═════ Supplied material ═════
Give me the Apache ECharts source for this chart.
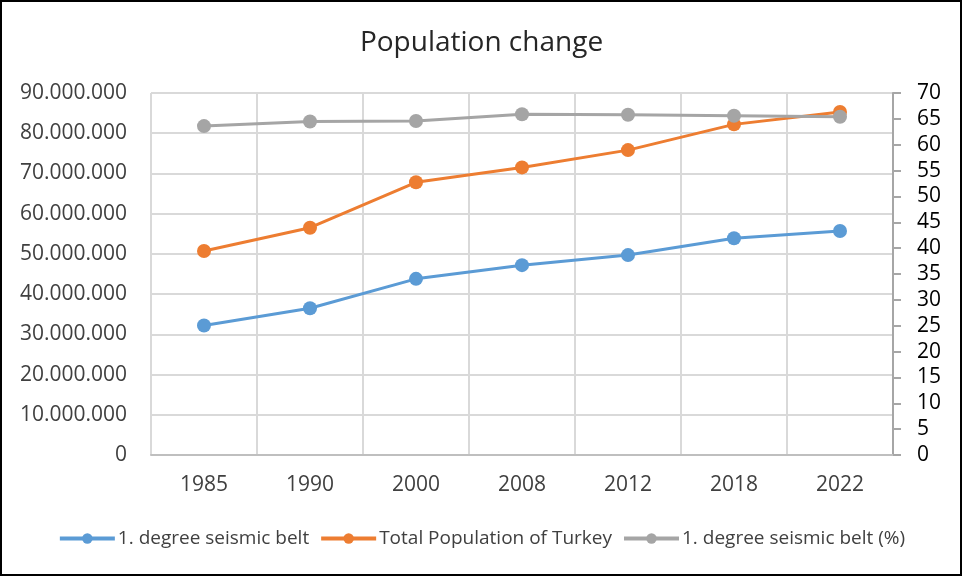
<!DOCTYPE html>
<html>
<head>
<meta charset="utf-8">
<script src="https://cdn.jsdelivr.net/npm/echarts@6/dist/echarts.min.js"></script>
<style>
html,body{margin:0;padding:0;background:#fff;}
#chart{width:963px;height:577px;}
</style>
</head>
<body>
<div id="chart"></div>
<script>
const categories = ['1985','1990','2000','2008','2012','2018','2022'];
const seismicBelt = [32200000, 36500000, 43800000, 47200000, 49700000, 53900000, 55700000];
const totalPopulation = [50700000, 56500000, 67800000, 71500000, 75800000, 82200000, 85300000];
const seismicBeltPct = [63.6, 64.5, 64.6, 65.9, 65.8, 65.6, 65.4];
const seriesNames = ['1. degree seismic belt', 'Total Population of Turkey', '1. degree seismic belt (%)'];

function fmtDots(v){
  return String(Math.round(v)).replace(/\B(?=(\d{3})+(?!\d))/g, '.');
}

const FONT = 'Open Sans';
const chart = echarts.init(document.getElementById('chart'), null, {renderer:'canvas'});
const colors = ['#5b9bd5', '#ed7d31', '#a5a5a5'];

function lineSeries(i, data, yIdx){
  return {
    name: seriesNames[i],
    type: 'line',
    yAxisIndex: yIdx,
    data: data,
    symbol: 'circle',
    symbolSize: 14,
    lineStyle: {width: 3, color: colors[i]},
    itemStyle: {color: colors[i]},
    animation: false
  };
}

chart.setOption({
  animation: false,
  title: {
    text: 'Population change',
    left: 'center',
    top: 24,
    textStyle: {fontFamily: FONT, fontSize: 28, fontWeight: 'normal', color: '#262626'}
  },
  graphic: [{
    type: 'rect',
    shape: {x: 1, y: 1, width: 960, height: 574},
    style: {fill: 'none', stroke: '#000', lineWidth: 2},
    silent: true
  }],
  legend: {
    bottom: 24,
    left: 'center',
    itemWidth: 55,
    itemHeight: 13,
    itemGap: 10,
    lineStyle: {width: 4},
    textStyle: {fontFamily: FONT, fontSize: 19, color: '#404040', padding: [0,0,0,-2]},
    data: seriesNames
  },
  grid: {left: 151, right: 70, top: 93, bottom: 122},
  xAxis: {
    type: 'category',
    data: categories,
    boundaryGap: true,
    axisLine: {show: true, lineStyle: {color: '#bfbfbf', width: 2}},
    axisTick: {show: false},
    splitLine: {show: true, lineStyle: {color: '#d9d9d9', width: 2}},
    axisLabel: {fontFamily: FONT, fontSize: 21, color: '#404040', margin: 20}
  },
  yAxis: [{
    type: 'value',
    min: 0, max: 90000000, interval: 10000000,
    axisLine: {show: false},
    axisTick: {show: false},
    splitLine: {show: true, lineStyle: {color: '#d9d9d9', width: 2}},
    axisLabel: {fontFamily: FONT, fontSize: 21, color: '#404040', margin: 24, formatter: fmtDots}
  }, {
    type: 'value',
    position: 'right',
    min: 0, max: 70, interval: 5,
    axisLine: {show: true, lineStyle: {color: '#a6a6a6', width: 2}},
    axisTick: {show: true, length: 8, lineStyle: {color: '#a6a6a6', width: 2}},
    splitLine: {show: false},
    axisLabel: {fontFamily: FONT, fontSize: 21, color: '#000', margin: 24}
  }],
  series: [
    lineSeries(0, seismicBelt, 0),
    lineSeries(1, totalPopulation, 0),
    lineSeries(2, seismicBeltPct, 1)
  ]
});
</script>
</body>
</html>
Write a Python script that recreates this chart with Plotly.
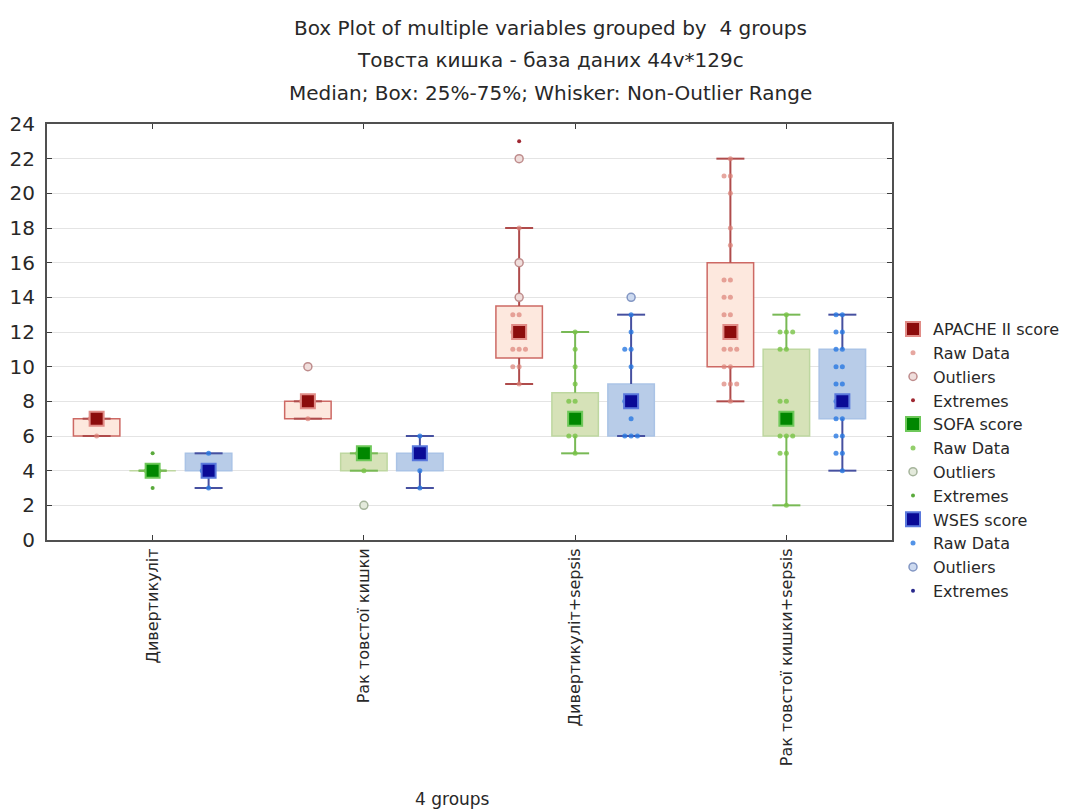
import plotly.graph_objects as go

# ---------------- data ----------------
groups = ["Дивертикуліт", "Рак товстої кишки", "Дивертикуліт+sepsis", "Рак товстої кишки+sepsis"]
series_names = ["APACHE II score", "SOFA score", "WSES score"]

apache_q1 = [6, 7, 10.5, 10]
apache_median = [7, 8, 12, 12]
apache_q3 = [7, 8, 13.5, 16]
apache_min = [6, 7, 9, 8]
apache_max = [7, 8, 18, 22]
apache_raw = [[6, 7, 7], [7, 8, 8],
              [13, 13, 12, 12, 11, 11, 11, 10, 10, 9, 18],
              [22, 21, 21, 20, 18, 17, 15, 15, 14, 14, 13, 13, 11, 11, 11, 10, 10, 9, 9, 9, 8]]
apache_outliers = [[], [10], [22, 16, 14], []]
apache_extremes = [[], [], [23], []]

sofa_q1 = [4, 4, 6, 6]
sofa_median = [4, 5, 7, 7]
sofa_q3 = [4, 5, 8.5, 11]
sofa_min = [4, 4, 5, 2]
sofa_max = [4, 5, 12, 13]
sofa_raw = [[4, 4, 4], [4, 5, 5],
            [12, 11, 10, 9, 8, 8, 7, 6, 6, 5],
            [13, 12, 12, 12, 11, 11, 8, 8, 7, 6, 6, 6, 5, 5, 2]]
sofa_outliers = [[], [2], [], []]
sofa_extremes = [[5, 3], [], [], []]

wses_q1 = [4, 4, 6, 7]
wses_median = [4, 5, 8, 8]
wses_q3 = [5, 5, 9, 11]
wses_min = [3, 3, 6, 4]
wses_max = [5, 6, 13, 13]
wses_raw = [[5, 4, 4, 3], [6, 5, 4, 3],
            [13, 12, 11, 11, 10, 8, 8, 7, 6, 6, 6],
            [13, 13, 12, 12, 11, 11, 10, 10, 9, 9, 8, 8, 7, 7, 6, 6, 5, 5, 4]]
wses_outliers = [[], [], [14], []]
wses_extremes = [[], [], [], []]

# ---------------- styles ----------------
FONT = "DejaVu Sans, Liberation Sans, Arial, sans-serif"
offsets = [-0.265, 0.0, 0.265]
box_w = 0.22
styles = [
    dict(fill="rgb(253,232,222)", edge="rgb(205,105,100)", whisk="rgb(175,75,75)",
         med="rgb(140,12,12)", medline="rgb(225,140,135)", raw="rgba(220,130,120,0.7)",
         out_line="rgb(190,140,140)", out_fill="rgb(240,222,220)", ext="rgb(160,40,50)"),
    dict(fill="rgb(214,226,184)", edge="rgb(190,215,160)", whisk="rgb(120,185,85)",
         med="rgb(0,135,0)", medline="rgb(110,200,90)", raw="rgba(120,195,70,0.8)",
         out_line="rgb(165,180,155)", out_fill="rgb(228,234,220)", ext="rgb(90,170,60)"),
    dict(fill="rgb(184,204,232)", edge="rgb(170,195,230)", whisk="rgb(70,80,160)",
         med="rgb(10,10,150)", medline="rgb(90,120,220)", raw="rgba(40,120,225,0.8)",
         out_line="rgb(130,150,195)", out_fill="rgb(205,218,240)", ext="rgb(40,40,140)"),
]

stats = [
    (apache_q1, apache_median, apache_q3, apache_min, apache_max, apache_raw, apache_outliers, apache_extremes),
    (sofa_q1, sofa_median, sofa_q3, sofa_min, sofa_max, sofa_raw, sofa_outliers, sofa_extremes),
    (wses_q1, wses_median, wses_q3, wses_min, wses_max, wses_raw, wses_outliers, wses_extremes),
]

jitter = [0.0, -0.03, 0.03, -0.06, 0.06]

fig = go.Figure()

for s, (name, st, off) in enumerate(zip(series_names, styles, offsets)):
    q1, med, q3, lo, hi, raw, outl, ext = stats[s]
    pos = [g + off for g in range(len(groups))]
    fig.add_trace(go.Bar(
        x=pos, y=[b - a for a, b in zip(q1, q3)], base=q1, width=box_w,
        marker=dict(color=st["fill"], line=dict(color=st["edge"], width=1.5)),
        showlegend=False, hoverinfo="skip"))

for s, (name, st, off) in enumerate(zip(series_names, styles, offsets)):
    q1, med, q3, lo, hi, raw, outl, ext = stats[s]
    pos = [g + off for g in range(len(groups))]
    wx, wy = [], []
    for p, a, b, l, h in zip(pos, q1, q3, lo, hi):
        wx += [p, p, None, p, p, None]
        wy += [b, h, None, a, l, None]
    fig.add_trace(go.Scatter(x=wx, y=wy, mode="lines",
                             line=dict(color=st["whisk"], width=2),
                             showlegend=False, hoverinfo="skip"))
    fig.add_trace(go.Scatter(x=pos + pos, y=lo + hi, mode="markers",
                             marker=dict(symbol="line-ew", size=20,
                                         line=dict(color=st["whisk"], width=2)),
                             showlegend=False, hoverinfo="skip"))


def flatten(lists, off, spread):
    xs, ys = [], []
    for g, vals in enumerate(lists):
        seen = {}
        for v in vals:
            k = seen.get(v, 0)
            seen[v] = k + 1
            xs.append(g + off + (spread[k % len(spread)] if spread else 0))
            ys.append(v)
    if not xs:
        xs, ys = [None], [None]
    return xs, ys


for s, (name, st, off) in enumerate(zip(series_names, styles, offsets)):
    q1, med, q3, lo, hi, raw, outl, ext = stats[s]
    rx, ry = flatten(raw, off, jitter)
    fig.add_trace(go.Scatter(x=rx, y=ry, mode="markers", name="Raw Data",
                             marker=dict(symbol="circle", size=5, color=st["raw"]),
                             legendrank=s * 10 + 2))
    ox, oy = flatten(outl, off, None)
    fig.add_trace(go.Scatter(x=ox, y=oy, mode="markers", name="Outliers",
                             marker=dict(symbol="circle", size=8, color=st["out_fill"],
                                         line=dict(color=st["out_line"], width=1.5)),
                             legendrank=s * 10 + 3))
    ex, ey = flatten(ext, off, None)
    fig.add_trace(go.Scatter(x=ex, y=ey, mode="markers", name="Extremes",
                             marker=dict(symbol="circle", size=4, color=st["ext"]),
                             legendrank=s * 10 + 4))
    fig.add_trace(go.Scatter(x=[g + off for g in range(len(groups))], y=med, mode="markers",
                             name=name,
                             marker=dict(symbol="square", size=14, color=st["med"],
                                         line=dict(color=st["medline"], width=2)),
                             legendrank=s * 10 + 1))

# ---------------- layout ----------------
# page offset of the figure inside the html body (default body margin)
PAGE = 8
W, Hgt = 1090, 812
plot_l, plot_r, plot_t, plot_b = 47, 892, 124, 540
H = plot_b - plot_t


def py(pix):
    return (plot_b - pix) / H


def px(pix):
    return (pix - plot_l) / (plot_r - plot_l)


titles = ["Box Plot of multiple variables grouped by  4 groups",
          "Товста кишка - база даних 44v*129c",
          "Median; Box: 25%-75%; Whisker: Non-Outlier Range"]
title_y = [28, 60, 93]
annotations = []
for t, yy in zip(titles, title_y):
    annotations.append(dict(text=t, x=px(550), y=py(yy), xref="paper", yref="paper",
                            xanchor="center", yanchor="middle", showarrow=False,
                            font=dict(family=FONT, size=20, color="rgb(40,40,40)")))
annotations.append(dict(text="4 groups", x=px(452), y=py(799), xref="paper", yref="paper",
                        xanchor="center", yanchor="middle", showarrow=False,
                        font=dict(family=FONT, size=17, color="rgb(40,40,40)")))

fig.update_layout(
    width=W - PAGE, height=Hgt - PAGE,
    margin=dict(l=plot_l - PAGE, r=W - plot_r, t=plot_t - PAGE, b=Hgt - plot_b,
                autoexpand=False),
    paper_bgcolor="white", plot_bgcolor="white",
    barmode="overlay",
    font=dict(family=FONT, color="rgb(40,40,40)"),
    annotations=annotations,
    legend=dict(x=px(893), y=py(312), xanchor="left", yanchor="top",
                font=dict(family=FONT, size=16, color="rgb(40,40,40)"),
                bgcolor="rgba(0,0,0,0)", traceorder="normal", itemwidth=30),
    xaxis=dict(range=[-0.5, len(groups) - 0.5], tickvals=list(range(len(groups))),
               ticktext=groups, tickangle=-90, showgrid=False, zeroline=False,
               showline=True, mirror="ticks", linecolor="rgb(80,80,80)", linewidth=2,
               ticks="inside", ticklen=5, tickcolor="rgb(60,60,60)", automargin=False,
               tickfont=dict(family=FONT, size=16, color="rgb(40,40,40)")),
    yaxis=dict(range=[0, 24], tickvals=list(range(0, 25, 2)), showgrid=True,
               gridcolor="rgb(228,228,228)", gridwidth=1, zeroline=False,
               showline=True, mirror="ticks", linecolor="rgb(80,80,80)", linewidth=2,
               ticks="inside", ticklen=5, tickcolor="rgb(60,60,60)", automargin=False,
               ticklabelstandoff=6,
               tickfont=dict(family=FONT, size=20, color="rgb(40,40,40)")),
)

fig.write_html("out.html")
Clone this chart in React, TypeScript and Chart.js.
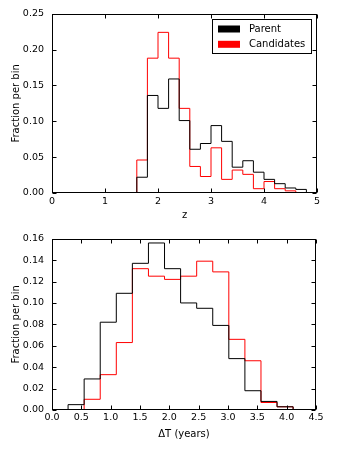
═════
→ The request
The lines from the start of the entries above through the one containing "const colors = ['#5b9bd5', '#ed7d31', '#a5a5a5'];" are to be retyped exactly, and no others. Pictures are left out.

→ Result for this task
Give me the Apache ECharts source for this chart.
<!DOCTYPE html>
<html>
<head>
<meta charset="utf-8">
<script src="https://cdn.jsdelivr.net/npm/echarts@6/dist/echarts.min.js"></script>
<style>
html,body{margin:0;padding:0;background:#fff;}
#chart{width:963px;height:577px;}
</style>
</head>
<body>
<div id="chart"></div>
<script>
const categories = ['1985','1990','2000','2008','2012','2018','2022'];
const seismicBelt = [32200000, 36500000, 43800000, 47200000, 49700000, 53900000, 55700000];
const totalPopulation = [50700000, 56500000, 67800000, 71500000, 75800000, 82200000, 85300000];
const seismicBeltPct = [63.6, 64.5, 64.6, 65.9, 65.8, 65.6, 65.4];
const seriesNames = ['1. degree seismic belt', 'Total Population of Turkey', '1. degree seismic belt (%)'];

function fmtDots(v){
  return String(Math.round(v)).replace(/\B(?=(\d{3})+(?!\d))/g, '.');
}

const FONT = 'Open Sans';
const chart = echarts.init(document.getElementById('chart'), null, {renderer:'canvas'});
const colors = ['#5b9bd5', '#ed7d31', '#a5a5a5'];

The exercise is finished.